O homem que decidiu invadir a Ucrânia afirmou não ter "nada contra" o cenário da adesão da Ucrânia à União Europeia. "É sua decisão soberana aderir ou não às uniões económicas. É assunto deles, é assunto do povo ucraniano", disse Putin no encerramento do discurso no Fórum Económico Internacional de São Petersburgo, depois de ter atribuído as responsabilidades da inflação e da crise alimentar ao Ocidente. Uma escolha que, a concretizar-se, segundo Putin, vai "transformar" o país "numa semicolónia".

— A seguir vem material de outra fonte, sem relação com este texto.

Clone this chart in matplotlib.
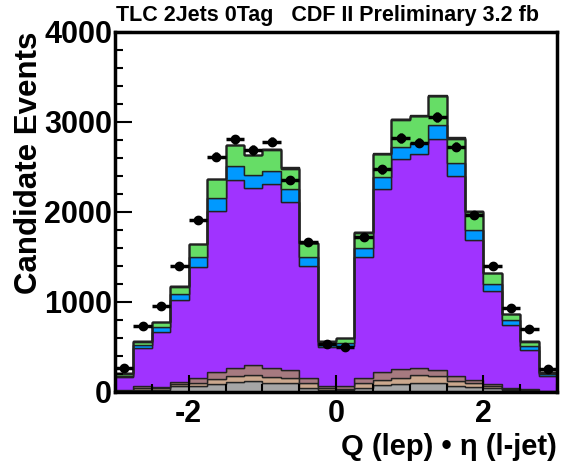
import numpy as np
import matplotlib
matplotlib.use("Agg")
import matplotlib.pyplot as plt
from matplotlib.ticker import MultipleLocator

# bin edges: 24 bins of 0.25 from -3 to 3
edges = np.linspace(-3, 3, 25)

# cumulative stack tops (events per bin)
top_gray = [10, 26, 26, 63, 63, 85, 115, 122, 104, 104, 48, 22,
            22, 48, 74, 85, 104, 104, 63, 56, 41, 20, 12, 5]
top_tan = [14, 40, 40, 85, 104, 141, 178, 189, 167, 159, 104, 41,
           35, 96, 133, 159, 185, 178, 122, 96, 67, 30, 20, 10]
top_mauve = [20, 63, 56, 115, 152, 219, 270, 296, 270, 241, 152, 63,
             63, 152, 219, 252, 263, 241, 178, 130, 85, 48, 33, 15]
top_purple = [170, 485, 670, 1022, 1393, 2015, 2356, 2270, 2307, 2115, 1400, 496,
              508, 1504, 2252, 2585, 2641, 2807, 2400, 1689, 1126, 744, 467, 178]
top_blue = [180, 522, 718, 1089, 1496, 2152, 2511, 2411, 2456, 2252, 1496, 522,
            541, 1596, 2393, 2719, 2763, 2967, 2548, 1800, 1200, 800, 511, 195]
top_green = [205, 559, 774, 1170, 1644, 2367, 2744, 2633, 2692, 2482, 1652, 559,
             596, 1770, 2642, 3020, 3062, 3284, 2812, 2004, 1319, 867, 559, 215]
top_orange = [207, 561, 776, 1172, 1646, 2369, 2746, 2636, 2702, 2492, 1655, 561,
              598, 1774, 2648, 3032, 3068, 3290, 2818, 2006, 1321, 869, 561, 217]
top_red = [209, 563, 778, 1174, 1648, 2371, 2748, 2638, 2705, 2495, 1657, 563,
           600, 1776, 2651, 3036, 3080, 3302, 2832, 2008, 1323, 871, 563, 219]

data = [267, 733, 956, 1400, 1911, 2615, 2807, 2689, 2781, 2356, 1663, 533,
        496, 1726, 2474, 2819, 2770, 3052, 2726, 1963, 1404, 937, 704, 252]

layers = [
    (top_gray, "#a6a6a6"),
    (top_tan, "#cba88e"),
    (top_mauve, "#a67a80"),
    (top_purple, "#a033ff"),
    (top_blue, "#0099ff"),
    (top_green, "#66dd66"),
    (top_orange, "#ffaa00"),
    (top_red, "#ff3300"),
]

plt.rcParams["font.family"] = ["Liberation Sans", "DejaVu Sans"]
plt.rcParams["font.weight"] = "bold"

fig = plt.figure(figsize=(5.61, 4.70), dpi=100)
ax = fig.add_axes([0.205, 0.166, 0.788, 0.766])

base = np.zeros(len(edges) - 1)
for top, col in layers:
    top = np.asarray(top, dtype=float)
    ax.stairs(top, edges, baseline=base, fill=True, facecolor=col,
              edgecolor="#222222", linewidth=1.0)
    base = top

centers = 0.5 * (edges[:-1] + edges[1:])
ax.errorbar(centers, data, xerr=0.125, yerr=np.sqrt(data), fmt="o",
            color="black", ms=6, elinewidth=2.5, capsize=0)

ax.set_xlim(-3, 3)
ax.set_ylim(0, 4000)
ax.xaxis.set_major_locator(MultipleLocator(2))
ax.xaxis.set_minor_locator(MultipleLocator(0.5))
ax.yaxis.set_major_locator(MultipleLocator(1000))
ax.yaxis.set_minor_locator(MultipleLocator(200))
ax.tick_params(which="both", direction="in", top=False, right=False, width=1.5)
ax.tick_params(which="major", length=12, labelsize=22)
ax.tick_params(which="minor", length=6)
ax.tick_params(axis="y", pad=2)
ax.tick_params(axis="x", pad=5)
ax.xaxis.set_major_formatter(plt.FuncFormatter(lambda v, p: f"{v:.0f}".replace("\u2212", "-")))
for s in ax.spines.values():
    s.set_linewidth(2.5)

ax.set_ylabel("Candidate Events", fontsize=22.5, fontweight="bold", loc="top", labelpad=0)
ax.set_xlabel("Q (lep) \u2022 \u03b7 (l-jet)", fontsize=21, fontweight="bold", loc="right", labelpad=3)

fig.text(116 / 561, 1 - 5 / 470, "TLC 2Jets 0Tag   CDF II Preliminary 3.2 fb",
         fontsize=15.5, fontweight="bold", ha="left", va="top")

fig.savefig("out.png", dpi=100)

Esta visão magnânima entra em choque com a pressão realizada pelo Kremlin em 2013, quando o presidente Yanukovich não assinou o acordo de associação económica com a UE, ou com a visão delineada no documento assinado por Putin "Sobre a unidade histórica entre russos e ucranianos", de julho do ano passado, que põe em causa a soberania ucraniana. Ou ainda a declaração do seu fidelíssimo Dmitri Medvedev, que há dias perguntou se a Ucrânia figurará nos mapas dentro de dois anos.

"A UE não é uma aliança militar, ao contrário da NATO", disse o líder russo. Porém, o porta-voz do Kremlin Dmitri Peskov mostrou preocupação ao notar que a UE caminha para a sua militarização, pelo que o processo vai ser seguido com "toda a atenção". Ainda em Moscovo, a porta-voz da diplomacia também não resistiu a comentar: "Durante anos, os países ocidentais têm vindo a manipular esta ideia de algum tipo de participação ucraniana nas suas estruturas de integração e, desde então, a Ucrânia tem passado de mal a pior", disse Maria Zakharova.

Em dois dias, Volodymyr Zelensky recebeu nada menos que cinco dirigentes europeus. Na sexta-feira foi Boris Johnson quem rumou a Kiev. A segunda visita do primeiro-ministro britânico surpreendeu (e enfureceu, como noticia a Sky News) alguns membros do seu partido, que aguardavam pela sua presença numa conferência que juntou empresários e dezenas de deputados conservadores no norte de Inglaterra. Agora, Johnson levou um plano para "mudar a equação da guerra aproveitando a mais poderosa das forças, a determinação ucraniana de vencer": fornecer treino militar de três semanas até 10 mil novos e atuais soldados em cada quatro meses. Entregas de mais armas foram também discutidas.

No plano militar, enquanto a Rússia atingiu Mykolaiv num bombardeamento que matou pelo menos três pessoas, a Ucrânia atingiu um rebocador da frota russa do Mar Negro, o qual estaria a transportar um sistema de mísseis para a ilha das Cobras.